Погрузка на транспортные суда началась в 4 часа утра 27 августа. За 24 часа был подготовлен план эвакуации – предстояло вывести из Таллинской гавани 190 кораблей, в том числе 70 транспортов, каждый водоизмещением свыше 60 тысяч тонн. Чтобы пройти благополучно заминированное и узкое водное пространство (один из очевидцев назвал его «суп с клецками», так оно сильно было заминировано), требовалось минимум 100 тральщиков. А имелось 10 тральщиков и 17 легких траулеров. По наиболее точным данным, число фашистских мин в тех водах, через которые должен проходить конвой, составляло от 3 до 4 тысяч[110]. В связи с чрезвычайным положением адмирал Трибуц просил дать ему 16 легких кораблей морской охраны для сопровождения конвоя, а также произвести предупредительные налеты на германские береговые авиабазы, чтобы уменьшить опасность, которой подвергается конвой. Из Ленинграда поступили приказы относительно этих мер предосторожности, но лишь после того, как флот ушел из Таллина.

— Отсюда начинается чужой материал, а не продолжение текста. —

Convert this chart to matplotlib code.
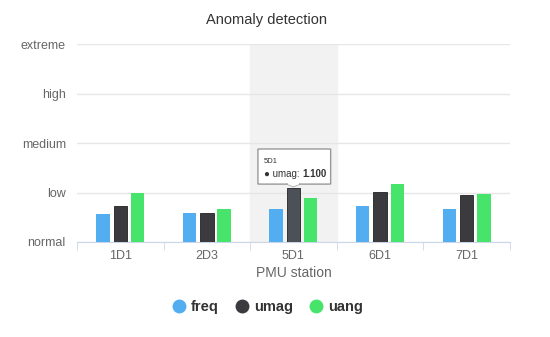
import numpy as np
import matplotlib.pyplot as plt
from matplotlib.lines import Line2D
from matplotlib.patches import FancyBboxPatch

plt.rcParams["font.family"] = ["Liberation Sans", "DejaVu Sans"]

stations = ["1D1", "2D3", "5D1", "6D1", "7D1"]
levels = ["normal", "low", "medium", "high", "extreme"]
freq = [0.56, 0.59, 0.66, 0.72, 0.66]
umag = [0.73, 0.59, 1.10, 1.01, 0.95]
uang = [1.00, 0.66, 0.88, 1.18, 0.96]

series = [("freq", freq, "#52aef0"), ("umag", umag, "#3b3b3f"), ("uang", uang, "#47e46c")]

fig = plt.figure(figsize=(5.5, 3.37), dpi=100)
ax = fig.add_axes([0.14, 0.282, 0.787, 0.587])

x = np.arange(len(stations))
hover = 2
ax.axvspan(hover - 0.5, hover + 0.5, color="#f2f2f2", zorder=0)

w = 0.155
for i, (name, vals, col) in enumerate(series):
    cols = [col] * len(vals)
    if name == "umag":
        cols[hover] = "#4c5158"
    ax.bar(x + (i - 1) * 0.2, vals, width=w, color=cols, zorder=3,
           edgecolor="#222222" if name == "umag" else "none", linewidth=0.6)

ax.set_xlim(-0.5, len(stations) - 0.5)
ax.set_ylim(0, 4)
ax.set_yticks(range(len(levels)))
ax.set_yticklabels(levels)
ax.set_xticks(x)
ax.set_xticklabels(stations)
ax.set_xticks(np.arange(-0.5, len(stations)), minor=True)
ax.tick_params(axis="x", which="major", length=0, pad=6, labelsize=9, colors="#666666")
ax.tick_params(axis="x", which="minor", length=6, color="#ccd6eb", direction="out")
ax.tick_params(axis="y", length=0, pad=8, labelsize=9, colors="#666666")
ax.grid(axis="y", color="#e6e6e6", linewidth=1, zorder=1)
for s in ["left", "right", "top"]:
    ax.spines[s].set_visible(False)
ax.spines["bottom"].set_color("#ccd6eb")
ax.set_xlabel("PMU station", fontsize=10, color="#666666", labelpad=3)
fig.text(0.484, 0.94, "Anomaly detection", ha="center", va="center", fontsize=10.5, color="#333333")

# tooltip
bx, by = hover, umag[hover]
tip = FancyBboxPatch((1.59, 1.17), 0.84, 0.71, boxstyle="round,pad=0,rounding_size=0.03",
                     transform=ax.transData, facecolor="white", edgecolor="#999999",
                     linewidth=1, zorder=6, mutation_aspect=1 / 6)
ax.add_patch(tip)
ax.plot([bx - 0.07, bx, bx + 0.07], [1.17, by + 0.02, 1.17], color="#999999", lw=1, zorder=7)
ax.fill([bx - 0.065, bx, bx + 0.065], [1.18, by + 0.035, 1.18], color="white", zorder=7)
ax.text(1.66, 1.63, "5D1", fontsize=5.5, color="#333333", zorder=8, va="center")
t1 = ax.text(1.66, 1.38, "\u25cf umag: ", fontsize=7, color="#333333", zorder=8, va="center")
ax.annotate("1.100", xy=(1, 0.5), xycoords=t1, va="center", ha="left",
            fontsize=7, fontweight="bold", color="#333333", zorder=8)

handles = [Line2D([], [], marker="o", linestyle="none", markersize=10,
                  markerfacecolor=c, markeredgecolor="none") for _, _, c in series]
leg = fig.legend(handles, [n for n, _, _ in series], loc="center", bbox_to_anchor=(0.482, 0.089),
                 ncol=3, frameon=False, handletextpad=0.0, columnspacing=0.8,
                 handlelength=1.6, prop={"weight": "bold", "size": 10.5})
for t in leg.get_texts():
    t.set_color("#333333")

fig.savefig("out.png", dpi=100)
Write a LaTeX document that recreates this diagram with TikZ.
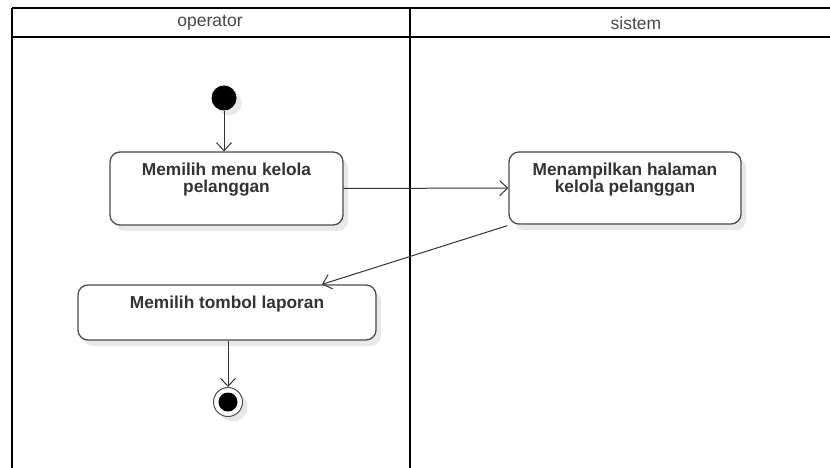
\documentclass[tikz,border=0pt]{standalone}
\usepackage{fontspec}
\setmainfont{Liberation Sans}
\usetikzlibrary{arrows.meta,shadows}

\begin{document}
\begin{tikzpicture}[
x=1pt, y=-1pt,
lane/.style={draw=black, line width=1.7pt},
lanetitle/.style={text=black!72, font=\fontsize{17.5}{19}\selectfont},
actnode/.style={draw=black!70, line width=1.3pt, rounded corners=10pt, fill=white, drop shadow={shadow xshift=5pt, shadow yshift=-6pt, fill=black!9, opacity=1}},
acttext/.style={anchor=north, yshift=-8.5pt, align=center, text=black!80, font=\bfseries\fontsize{17.3}{16.5}\selectfont},
flow/.style={draw=black!80, line width=1pt, -{Straight Barb[length=8pt, width=15pt, line width=1pt]}},
]
    \useasboundingbox (0,0) rectangle (830,468);

    % swimlanes
    \draw[lane] (12,8) -- (830,8);
    \draw[lane] (12,37) -- (830,37);
    \draw[lane] (12,8) -- (12,468);
    \draw[lane] (410,8) -- (410,468);
    \node [lanetitle] (opr) at (210,23) {operator};
    \node [lanetitle] (sys) at (636,23) {sistem};

    % activities
    \node [circle, fill=black, minimum size=25pt, inner sep=0pt, drop shadow={shadow xshift=5pt, shadow yshift=-5pt, fill=black!9, opacity=1}] (start) at (224,98) {};
    \node [actnode, minimum width=233pt, minimum height=73pt, label={[acttext]north:Memilih menu kelola\\pelanggan}] (a1) at (226.5,188.5) {};
    \node [actnode, minimum width=232pt, minimum height=72pt, label={[acttext]north:Menampilkan halaman\\kelola pelanggan}] (a2) at (625,188) {};
    \node [actnode, minimum width=298pt, minimum height=55pt, label={[acttext]north:Memilih tombol laporan}] (a3) at (227,312.5) {};
    \node [circle, draw=black!70, line width=1pt, fill=white, minimum size=29pt, inner sep=0pt, drop shadow={shadow xshift=5pt, shadow yshift=-5pt, fill=black!9, opacity=1}] (end) at (228,402) {};
    \node [circle, fill=black, minimum size=19pt, inner sep=0pt] (endin) at (end) {};

    \draw[flow] (start) -- (start |- a1.north);
    \draw[flow] (a1) -- (a2);
    \draw[flow] ([xshift=-1pt,yshift=-1pt]a2.south west) -- ([xshift=95pt]a3.north);
    \draw[flow] (a3.south -| end) -- (end);
\end{tikzpicture}
\end{document}
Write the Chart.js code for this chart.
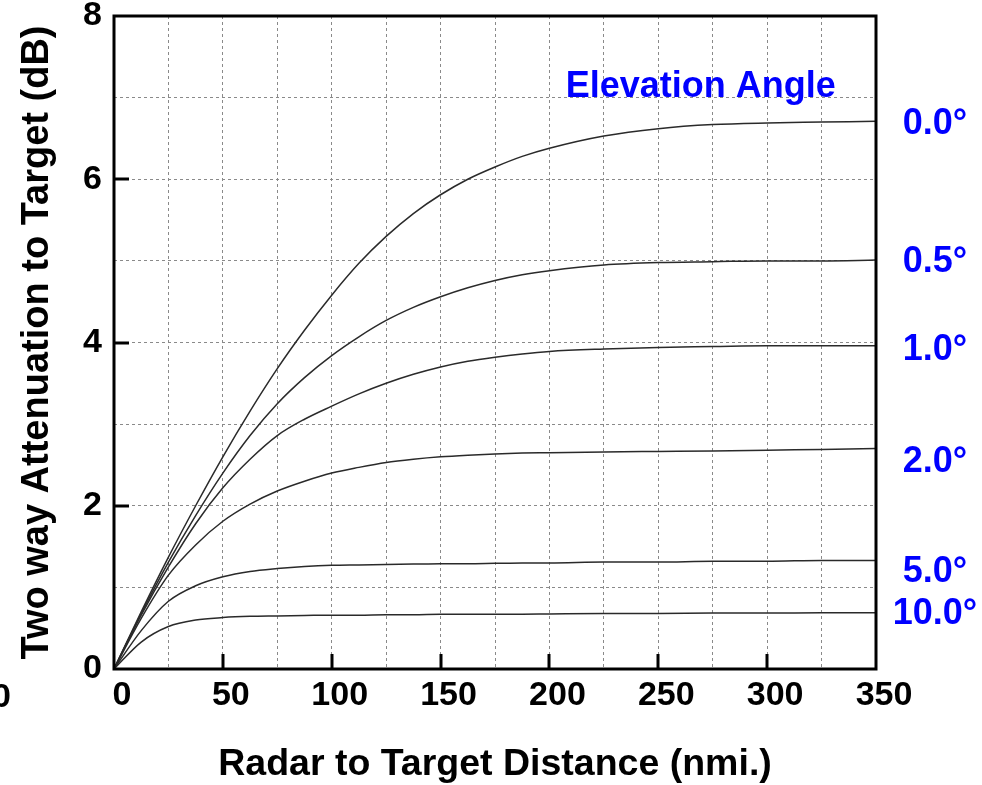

Когда наступил вечер, морские орудия удвоили огонь, чтобы прикрыть загрузку транспортных судов. Торговая пристань была разрушена огнем немцев, кораблям пришлось перейти в Бекеровский порт. В 9 часов вечера тыловое охранение отступило на последние позиции, началось уничтожение последних складов.
Какое-то время адмирал Пантелеев наблюдал с мостика «Виронии» за обстановкой. Он видел, как лидер «Минск» внезапно прервал огонь и резко повернулся. То же сделал минный заградитель «Скорый». Они уклонялись от бомб. В полночь «Вирония» отошла, чтобы занять свое место в конвое между островами Найссар и Аэгна. Погода к этому времени не улучшилась.
Корабли, от носа до кормы, сотрясал страшный шторм. Крупные транспорты рвались с буксиров. Проливной дождь хлещет по гавани. У входа в канал – старый минный заградитель «Амур», ему суждено утонуть, чтобы закрыть немцам проход. В гавани уже темно, опустели пирсы. Остались два катера и последний корабль «Пиккер», которые доставят членов Военного совета на крейсер «Киров».
На борту «Виронии» шел оживленный разговор, там собралось большинство журналистов. Среди них была и медсестра по фамилии Будалова, побывавшая с группой русских в Испании во время гражданской войны.